*Task directions*
Leave out the pictures, and write out exactly the lines from the beginning of the material to the line holding "(0,0) rectangle (1050,1563);", that line included, and nothing else.

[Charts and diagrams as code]
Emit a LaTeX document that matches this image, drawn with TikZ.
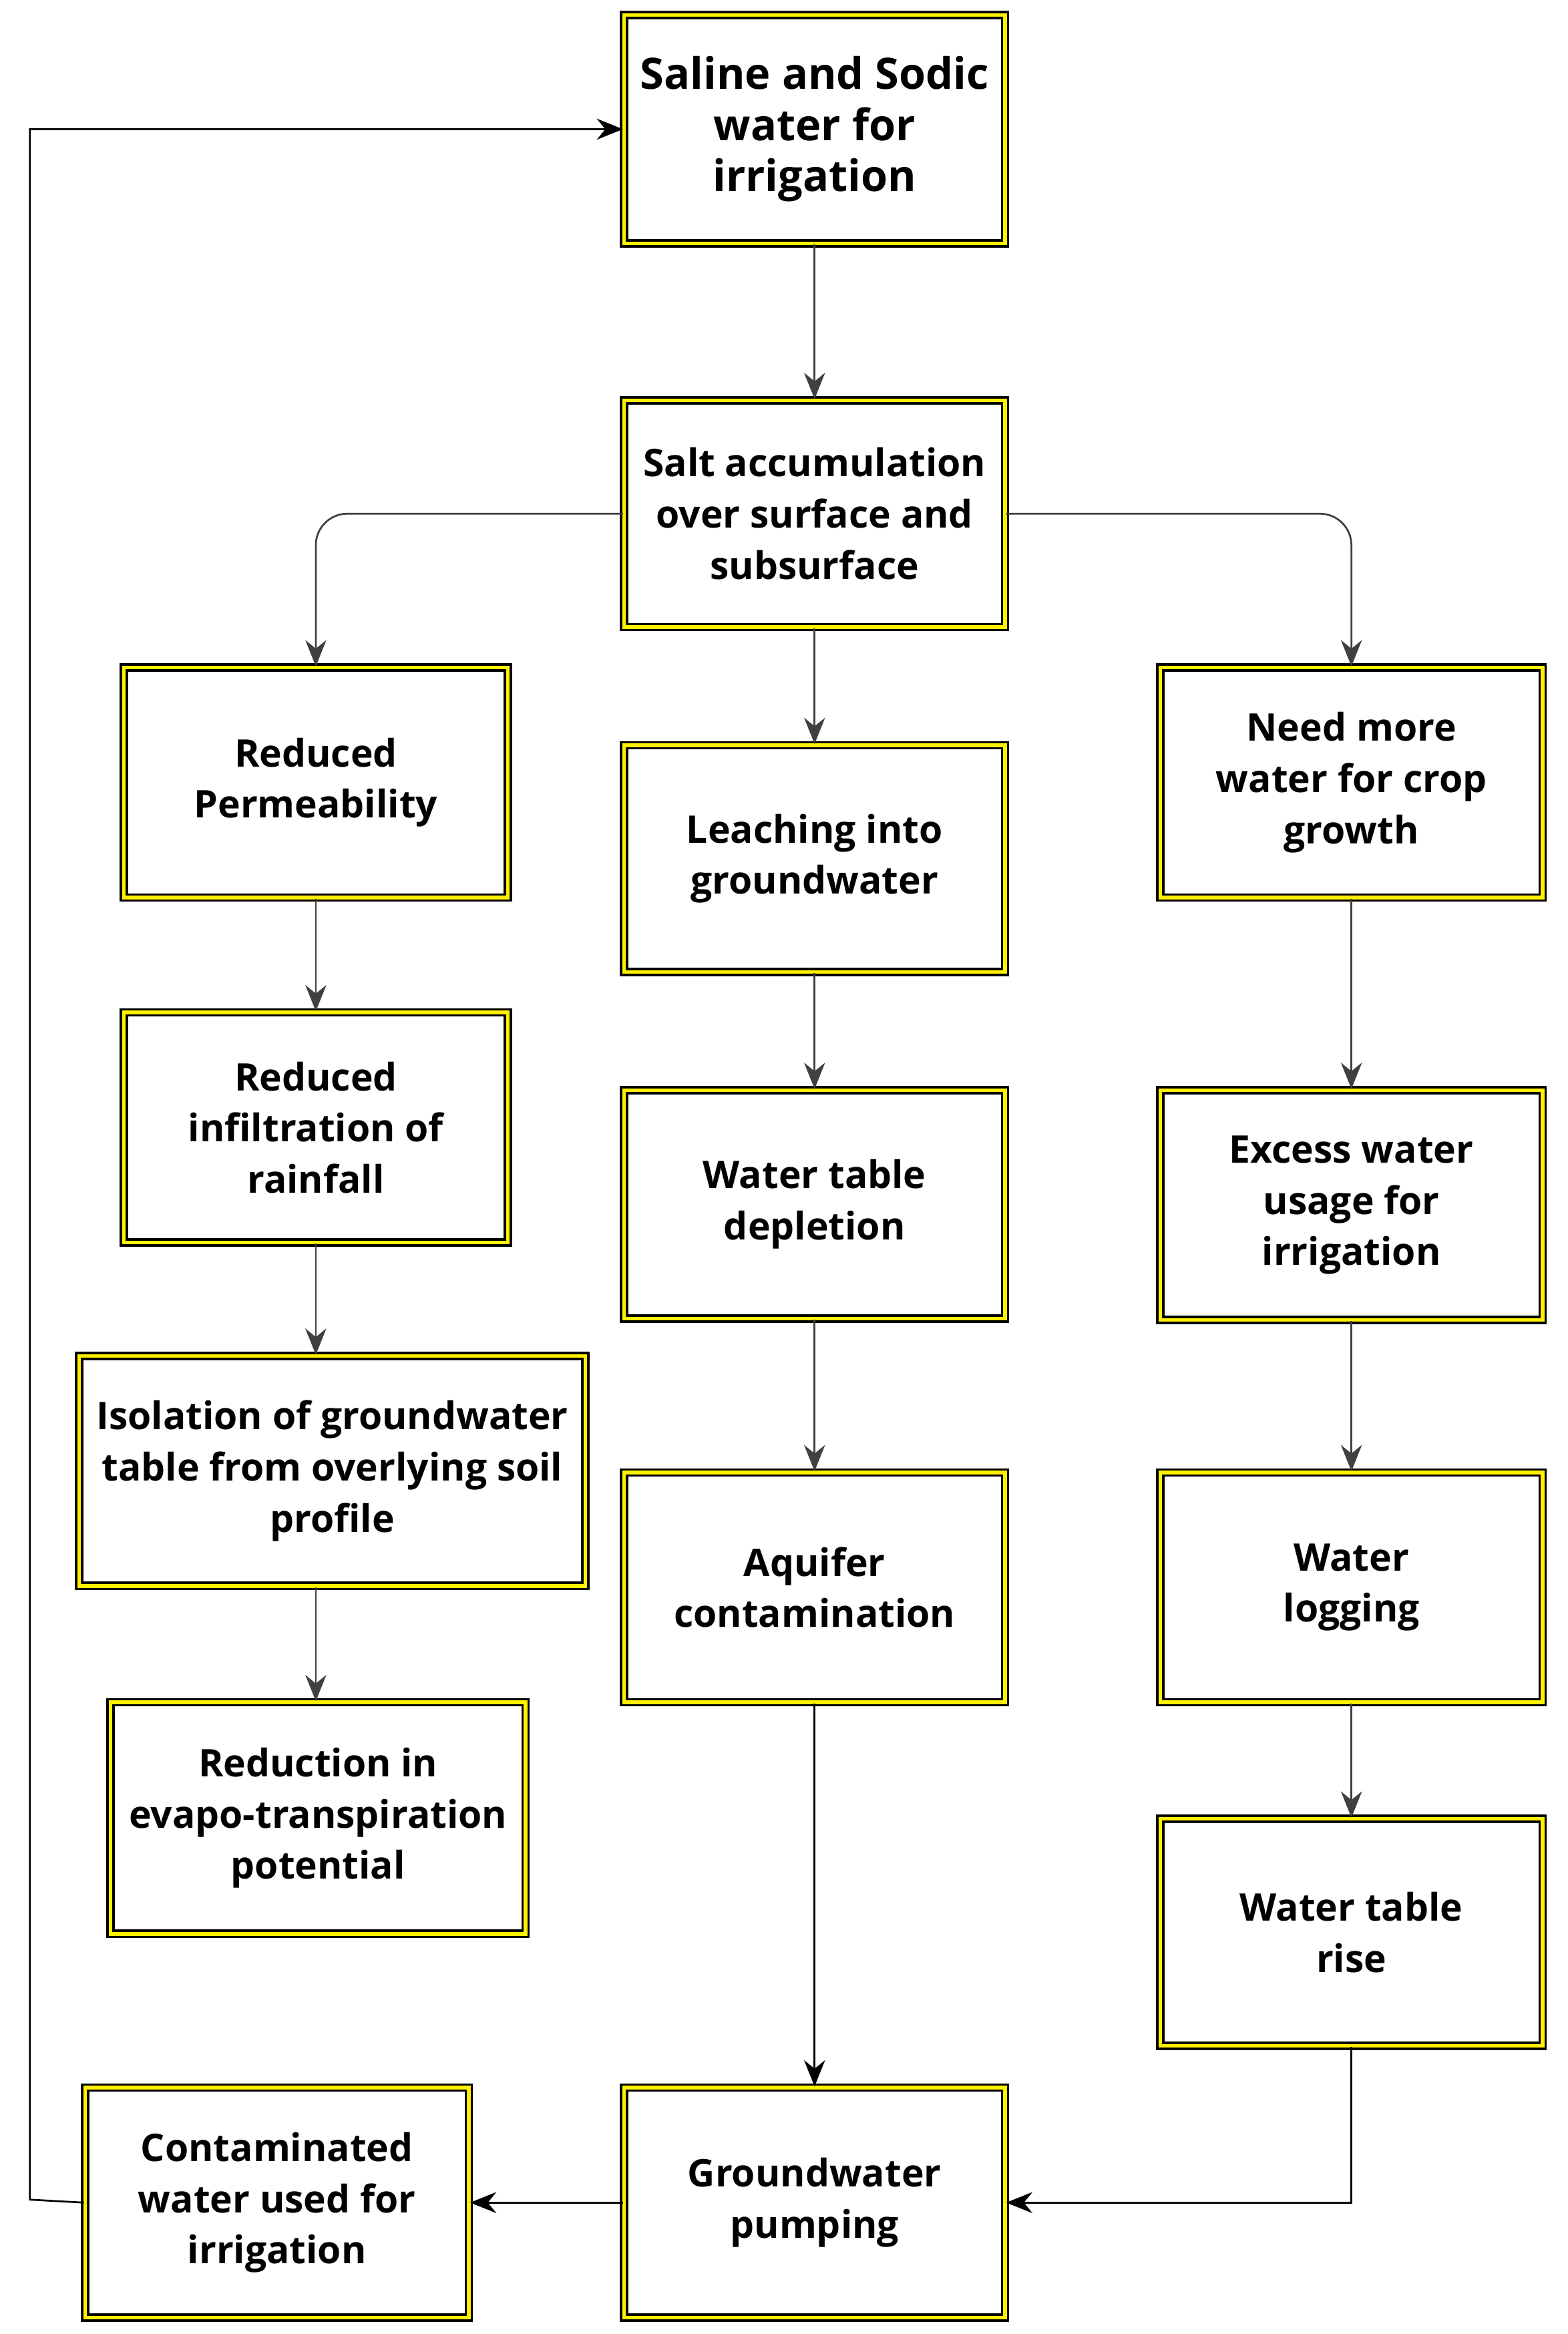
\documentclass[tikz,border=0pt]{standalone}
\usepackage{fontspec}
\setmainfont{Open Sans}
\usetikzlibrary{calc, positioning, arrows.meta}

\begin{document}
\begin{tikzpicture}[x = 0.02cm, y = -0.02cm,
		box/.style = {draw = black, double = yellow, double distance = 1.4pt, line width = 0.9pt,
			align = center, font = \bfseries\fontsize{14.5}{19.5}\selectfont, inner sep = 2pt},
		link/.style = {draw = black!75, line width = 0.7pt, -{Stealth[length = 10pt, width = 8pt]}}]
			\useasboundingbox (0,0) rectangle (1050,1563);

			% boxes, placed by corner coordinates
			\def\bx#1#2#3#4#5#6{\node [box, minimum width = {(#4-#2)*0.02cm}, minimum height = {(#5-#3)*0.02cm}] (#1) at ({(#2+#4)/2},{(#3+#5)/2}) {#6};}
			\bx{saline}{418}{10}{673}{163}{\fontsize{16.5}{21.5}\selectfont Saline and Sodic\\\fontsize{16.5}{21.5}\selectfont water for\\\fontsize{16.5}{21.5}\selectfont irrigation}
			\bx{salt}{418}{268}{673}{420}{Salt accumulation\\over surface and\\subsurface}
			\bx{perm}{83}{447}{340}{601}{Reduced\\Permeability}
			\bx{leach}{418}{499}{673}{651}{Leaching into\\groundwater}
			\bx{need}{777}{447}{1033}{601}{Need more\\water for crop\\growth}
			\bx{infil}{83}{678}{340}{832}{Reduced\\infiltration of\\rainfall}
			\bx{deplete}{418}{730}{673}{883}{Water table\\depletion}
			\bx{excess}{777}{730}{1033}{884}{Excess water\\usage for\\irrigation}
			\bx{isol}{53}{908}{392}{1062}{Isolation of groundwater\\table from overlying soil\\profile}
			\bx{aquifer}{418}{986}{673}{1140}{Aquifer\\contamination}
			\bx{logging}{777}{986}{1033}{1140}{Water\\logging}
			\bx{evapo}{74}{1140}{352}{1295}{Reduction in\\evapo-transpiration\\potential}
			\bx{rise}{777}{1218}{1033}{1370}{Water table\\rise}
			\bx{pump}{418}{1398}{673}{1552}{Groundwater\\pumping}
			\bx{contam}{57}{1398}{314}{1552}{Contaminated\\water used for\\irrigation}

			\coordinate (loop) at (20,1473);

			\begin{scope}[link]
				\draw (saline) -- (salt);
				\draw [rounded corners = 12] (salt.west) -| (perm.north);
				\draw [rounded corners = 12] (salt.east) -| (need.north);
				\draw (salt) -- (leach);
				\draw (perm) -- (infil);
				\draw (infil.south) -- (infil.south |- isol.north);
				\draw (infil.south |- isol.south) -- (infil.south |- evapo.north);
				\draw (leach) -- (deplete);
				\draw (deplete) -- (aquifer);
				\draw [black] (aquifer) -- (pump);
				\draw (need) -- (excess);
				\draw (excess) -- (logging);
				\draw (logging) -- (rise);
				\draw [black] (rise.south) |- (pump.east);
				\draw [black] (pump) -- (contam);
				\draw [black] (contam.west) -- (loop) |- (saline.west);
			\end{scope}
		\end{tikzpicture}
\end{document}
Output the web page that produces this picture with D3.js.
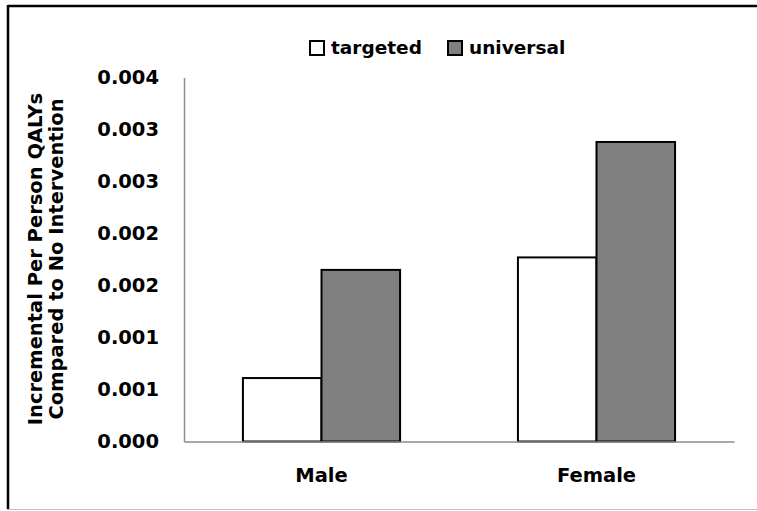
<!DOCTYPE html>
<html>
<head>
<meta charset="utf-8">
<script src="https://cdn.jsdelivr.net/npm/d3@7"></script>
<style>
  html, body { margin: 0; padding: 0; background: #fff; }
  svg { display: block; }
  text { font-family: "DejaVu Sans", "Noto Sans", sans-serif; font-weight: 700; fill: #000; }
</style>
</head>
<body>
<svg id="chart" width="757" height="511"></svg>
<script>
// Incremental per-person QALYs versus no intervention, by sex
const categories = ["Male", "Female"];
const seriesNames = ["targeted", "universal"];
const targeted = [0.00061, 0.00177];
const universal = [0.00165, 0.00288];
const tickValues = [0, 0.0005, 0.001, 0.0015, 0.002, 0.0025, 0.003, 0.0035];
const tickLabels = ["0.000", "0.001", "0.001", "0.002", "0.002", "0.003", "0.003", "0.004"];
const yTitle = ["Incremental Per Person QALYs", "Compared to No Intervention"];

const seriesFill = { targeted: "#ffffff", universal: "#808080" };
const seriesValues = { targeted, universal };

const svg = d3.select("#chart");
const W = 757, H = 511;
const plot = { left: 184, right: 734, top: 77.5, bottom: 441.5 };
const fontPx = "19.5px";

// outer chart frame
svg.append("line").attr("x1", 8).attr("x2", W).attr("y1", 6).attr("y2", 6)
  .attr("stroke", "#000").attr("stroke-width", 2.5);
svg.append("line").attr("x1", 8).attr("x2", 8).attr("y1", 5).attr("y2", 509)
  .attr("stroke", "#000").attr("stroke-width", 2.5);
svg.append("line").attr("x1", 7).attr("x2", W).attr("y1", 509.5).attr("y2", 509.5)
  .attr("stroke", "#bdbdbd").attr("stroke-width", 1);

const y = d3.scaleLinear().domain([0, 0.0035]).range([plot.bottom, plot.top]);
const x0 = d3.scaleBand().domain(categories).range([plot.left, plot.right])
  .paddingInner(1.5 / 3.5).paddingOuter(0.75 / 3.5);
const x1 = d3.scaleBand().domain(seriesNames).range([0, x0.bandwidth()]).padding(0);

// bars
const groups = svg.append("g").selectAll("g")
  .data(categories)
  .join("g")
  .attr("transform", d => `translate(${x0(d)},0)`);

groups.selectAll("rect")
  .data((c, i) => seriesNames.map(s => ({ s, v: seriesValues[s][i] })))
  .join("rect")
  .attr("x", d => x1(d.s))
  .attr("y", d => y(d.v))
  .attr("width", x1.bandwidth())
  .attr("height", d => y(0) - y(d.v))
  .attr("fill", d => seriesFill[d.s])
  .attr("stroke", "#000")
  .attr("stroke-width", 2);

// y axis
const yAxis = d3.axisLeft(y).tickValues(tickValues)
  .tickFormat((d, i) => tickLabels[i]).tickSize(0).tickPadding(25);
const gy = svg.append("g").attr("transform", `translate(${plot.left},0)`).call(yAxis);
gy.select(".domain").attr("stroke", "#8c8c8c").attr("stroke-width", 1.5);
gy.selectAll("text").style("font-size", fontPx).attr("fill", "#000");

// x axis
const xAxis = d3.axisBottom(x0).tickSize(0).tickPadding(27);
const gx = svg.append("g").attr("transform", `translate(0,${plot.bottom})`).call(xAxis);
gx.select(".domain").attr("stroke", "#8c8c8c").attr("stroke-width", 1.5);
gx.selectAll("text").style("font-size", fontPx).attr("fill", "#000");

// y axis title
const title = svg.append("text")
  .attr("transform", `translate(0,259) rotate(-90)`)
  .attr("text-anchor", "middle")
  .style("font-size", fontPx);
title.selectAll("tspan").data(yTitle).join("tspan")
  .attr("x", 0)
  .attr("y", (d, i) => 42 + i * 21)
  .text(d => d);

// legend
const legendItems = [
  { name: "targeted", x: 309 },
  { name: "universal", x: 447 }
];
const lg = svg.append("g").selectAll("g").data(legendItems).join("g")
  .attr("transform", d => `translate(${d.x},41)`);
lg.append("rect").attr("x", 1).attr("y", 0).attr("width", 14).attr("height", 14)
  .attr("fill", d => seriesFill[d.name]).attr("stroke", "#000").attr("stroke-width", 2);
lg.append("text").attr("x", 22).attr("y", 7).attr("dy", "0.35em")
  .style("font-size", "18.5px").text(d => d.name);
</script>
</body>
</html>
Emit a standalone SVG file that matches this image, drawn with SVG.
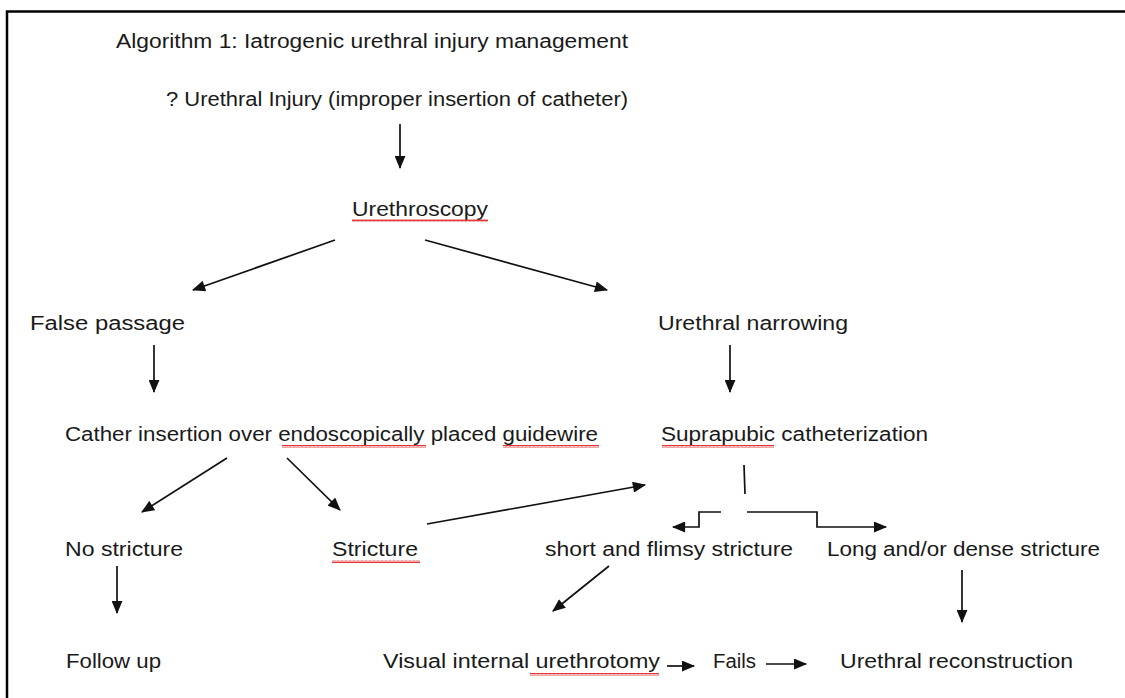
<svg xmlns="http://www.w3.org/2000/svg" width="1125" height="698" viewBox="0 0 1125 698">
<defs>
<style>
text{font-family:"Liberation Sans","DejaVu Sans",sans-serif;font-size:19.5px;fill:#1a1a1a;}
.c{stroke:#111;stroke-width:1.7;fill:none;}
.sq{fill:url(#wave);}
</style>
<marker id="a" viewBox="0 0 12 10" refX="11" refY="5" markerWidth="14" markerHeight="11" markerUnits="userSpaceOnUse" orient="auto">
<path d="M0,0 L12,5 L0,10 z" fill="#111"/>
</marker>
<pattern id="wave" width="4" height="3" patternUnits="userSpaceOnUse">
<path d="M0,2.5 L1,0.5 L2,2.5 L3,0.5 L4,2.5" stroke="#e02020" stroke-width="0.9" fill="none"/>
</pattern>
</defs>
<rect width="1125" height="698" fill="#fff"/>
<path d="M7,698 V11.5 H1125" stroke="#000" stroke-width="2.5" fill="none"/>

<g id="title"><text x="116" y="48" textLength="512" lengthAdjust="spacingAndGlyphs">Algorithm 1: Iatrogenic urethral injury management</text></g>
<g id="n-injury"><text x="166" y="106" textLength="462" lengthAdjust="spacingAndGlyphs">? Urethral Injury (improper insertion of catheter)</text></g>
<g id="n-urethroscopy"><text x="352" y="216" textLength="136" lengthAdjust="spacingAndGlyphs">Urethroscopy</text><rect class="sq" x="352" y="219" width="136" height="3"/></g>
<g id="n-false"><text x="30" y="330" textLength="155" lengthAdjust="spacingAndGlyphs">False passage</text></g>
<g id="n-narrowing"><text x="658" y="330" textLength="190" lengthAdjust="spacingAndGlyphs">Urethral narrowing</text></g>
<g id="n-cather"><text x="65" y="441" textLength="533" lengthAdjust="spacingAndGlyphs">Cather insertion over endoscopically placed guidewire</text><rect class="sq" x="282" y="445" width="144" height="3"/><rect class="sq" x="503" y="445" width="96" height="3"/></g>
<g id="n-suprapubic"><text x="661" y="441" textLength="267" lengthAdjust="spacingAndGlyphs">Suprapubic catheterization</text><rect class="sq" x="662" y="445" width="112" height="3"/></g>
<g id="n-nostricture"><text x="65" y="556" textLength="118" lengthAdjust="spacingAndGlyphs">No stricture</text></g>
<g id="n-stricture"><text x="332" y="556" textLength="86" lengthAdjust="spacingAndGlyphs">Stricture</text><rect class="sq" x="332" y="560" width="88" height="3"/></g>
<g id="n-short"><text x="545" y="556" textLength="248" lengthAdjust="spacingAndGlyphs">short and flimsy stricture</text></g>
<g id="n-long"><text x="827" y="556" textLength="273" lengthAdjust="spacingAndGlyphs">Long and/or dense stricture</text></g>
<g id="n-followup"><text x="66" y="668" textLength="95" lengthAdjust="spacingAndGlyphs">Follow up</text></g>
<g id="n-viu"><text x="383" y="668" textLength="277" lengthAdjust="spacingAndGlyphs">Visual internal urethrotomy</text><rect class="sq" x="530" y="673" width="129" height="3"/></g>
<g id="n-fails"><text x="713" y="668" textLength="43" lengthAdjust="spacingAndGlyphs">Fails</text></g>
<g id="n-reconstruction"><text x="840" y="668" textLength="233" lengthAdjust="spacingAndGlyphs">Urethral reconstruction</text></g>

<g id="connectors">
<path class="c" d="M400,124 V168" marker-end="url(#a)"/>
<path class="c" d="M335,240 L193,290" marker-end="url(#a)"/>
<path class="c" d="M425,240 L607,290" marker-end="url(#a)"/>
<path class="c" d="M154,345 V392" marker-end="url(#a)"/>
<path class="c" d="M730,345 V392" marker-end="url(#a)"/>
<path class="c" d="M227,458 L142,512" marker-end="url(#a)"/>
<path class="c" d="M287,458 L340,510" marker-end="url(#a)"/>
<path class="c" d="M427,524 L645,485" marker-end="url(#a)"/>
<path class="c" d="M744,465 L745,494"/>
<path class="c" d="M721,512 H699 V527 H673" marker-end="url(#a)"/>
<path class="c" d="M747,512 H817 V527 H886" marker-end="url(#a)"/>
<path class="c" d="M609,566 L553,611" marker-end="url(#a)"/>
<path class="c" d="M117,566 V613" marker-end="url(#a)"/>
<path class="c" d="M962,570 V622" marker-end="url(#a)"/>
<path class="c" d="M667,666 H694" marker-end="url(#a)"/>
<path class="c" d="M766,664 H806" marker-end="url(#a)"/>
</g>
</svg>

*Answer below*
Emit a LaTeX document that matches this image, drawn with TikZ.
\documentclass[tikz,border=0pt]{standalone}
\usepackage{fontspec}
\setmainfont{Open Sans}
\usetikzlibrary{calc, positioning, arrows.meta}

\begin{document}
\begin{tikzpicture}[x = 0.02cm, y = -0.02cm,
		box/.style = {draw = black, double = yellow, double distance = 1.4pt, line width = 0.9pt,
			align = center, font = \bfseries\fontsize{14.5}{19.5}\selectfont, inner sep = 2pt},
		link/.style = {draw = black!75, line width = 0.7pt, -{Stealth[length = 10pt, width = 8pt]}}]
			\useasboundingbox (0,0) rectangle (1050,1563);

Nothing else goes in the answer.